Some eight or nine hours later, around 2 p.m. when police officers finally opened the door, according to the two survivors, most men were barely conscious. As Abdel Aal staggered out of the door, he recalled, police officers started firing tear gas into the van.
'People were lying on the floor, barely moving'
According to another survivor DW interviewed, Mohamed Abdelmahboud, the tear gas was thrown into the van shortly before the doors were opened. “My eyes burnt and I couldn't breathe, it suffocated us," Abdelmahboud recalled. Abdel Aal concedes that it is possible that the gas was fired while he was still in the van: "I was only half-conscious, who knows." He told DW that when he was outside, a police officer smeared some “phosphorous substance on my face.”
Did the tear gas kill those inside the van? Survivor Abdu Aal can't say for sure: "I'm not a doctor. Many people were already lying on the floor, barely moving." As he left, he said, he nudged one man lying on the floor. "He didn't even move, maybe he was dead, I don't know." Abdelmahboud agrees: "How can I say if it killed them? People had fainted. Maybe they were already dead."

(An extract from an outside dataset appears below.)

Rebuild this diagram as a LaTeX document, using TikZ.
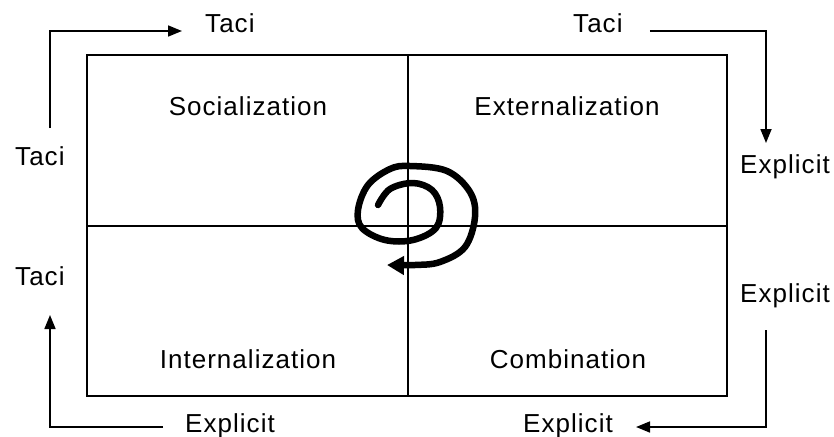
\documentclass[tikz,border=0pt]{standalone}
\usepackage{fontspec}
\setmainfont{Liberation Sans}[LetterSpace=4]
\usetikzlibrary{arrows.meta}

\begin{document}
\begin{tikzpicture}[x=1pt,y=-1pt,>={Triangle[length=14pt,width=11pt]},
    lbl/.style={inner sep=0pt,anchor=base west,font=\fontsize{26}{30}\selectfont},
    quad/.style={inner sep=0pt,anchor=base,font=\fontsize{26}{30}\selectfont},
    flow/.style={->,line width=1.7pt},
    grid/.style={line width=1.7pt},
    swirl/.style={-{Triangle[length=17pt,width=18pt]},line width=6.5pt,line join=round,line cap=round}]
  \useasboundingbox (0,0) rectangle (834,436);
  \draw[grid] (87,55) rectangle (727,396);
  \draw[grid] (408,55) -- (408,396) (87,226) -- (727,226);

  \node[quad] (soc) at (248,115) {Socialization};
  \node[quad] (ext) at (567,115) {Externalization};
  \node[quad] (int) at (248,368) {Internalization};
  \node[quad] (com) at (568,368) {Combination};

  \node[lbl] (taciT) at (205,33) {Taci};
  \node[lbl] (taciR) at (573,33) {Taci};
  \node[lbl] (taciL) at (15,165) {Taci};
  \node[lbl] (taciL2) at (15,285) {Taci};
  \node[lbl] (explR) at (740,173) {Explicit};
  \node[lbl] (explR2) at (740,302) {Explicit};
  \node[lbl] (explB) at (185,432) {Explicit};
  \node[lbl] (explB2) at (523,432) {Explicit};

  \draw[flow] ([shift={(35,-37)}]taciL.base west) |- ([shift={(-23,-2)}]taciT.base west);
  \draw[flow] ([shift={(27,-2)}]taciR.base east) -| ([shift={(26,-30)}]explR.base west);
  \draw[flow] ([shift={(26,28)}]explR2.base west) |- ([shift={(23,-5)}]explB2.base east);
  \draw[flow] ([shift={(-22,-5)}]explB.base west) -| ([shift={(35,30)}]taciL2.base west);

  \draw[swirl] plot[smooth,tension=0.6] coordinates {(378,205) (390,189) (413,183) (432,190)
    (440,207) (436,228) (413,240) (385,240) (362,228) (358,210) (368,185) (390,169) (410,166)
    (447,171) (470,192) (475,217) (465,247) (440,262) (415,265) (387,265)};
\end{tikzpicture}
\end{document}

It's possible that the tear gas killed some of the men, but it's also likely that at least some of them were already dead at that point. But why did the police officers fire the tear gas into the crowded van full of semi-conscious prisoners? The official account is that prisoners tried to kidnap a police officer, forcing the guards to fire tear gas in an act of self-defense to free him. It's a lie, survivors say. "Look, it doesn't make any sense," Abdelmahboud told DW, "we could barely move, let alone hold a police officer hostage."
This is not a fair trial?
Mohamed Hashem, the lawyer defending the survivors and relatives of those killed in Abu Zaabal, is convinced it was an attempt to cover up what he calls "first degree and attempted murder." In March 2014, a court sentenced the commanding officer, Amr Farouq, to ten years imprisonment, and three officers assigned to assist him to suspended sentences of one year - an unusual verdict in Egypt, where security personnel all too often gets away with murder. In June 2014, an appellate court judge found that Farouq had followed orders and concluded that the guilty was an “unknown person” and ordered a new investigation. This Thursday, the court is set to issue its verdict.
Lawyer Hashem told DW "this is not a fair trial" and that the presiding judges had refused to let him summon key witnesses. The incident happened inside the prison, it would be a simple matter, he said, to find the officer who fired the tear gas: "Every officer has to hand in his tear gas canister at the end of his shift to the prison authority, all you have to do is check who didn't turn it in."
Hashem said he was hopeful that Amr Farouq would be sentenced to ten years again. "If not, we will appeal again."
Back in their flat in Cairo, the grieving family of Sherif Siam did not believe they would get justice. "The trial has politicized from the start, the police officers will get off easily," his father told DW. The regime, he felt, would not let police officers be convicted. "This is a country without law," he said, shaking his head, as his wife, Iman, broke down in tears beside him. "I'm in constant pain, I can't sleep," she told DW, sobbing as she gestured to her son's picture.
"We want justice," Gamal Siam said, as he took his leave, "but even if the officer gets ten years, it won't ease the pain we're feeling."
Heba Farouk Mahfouz in Cairo contributed to this report.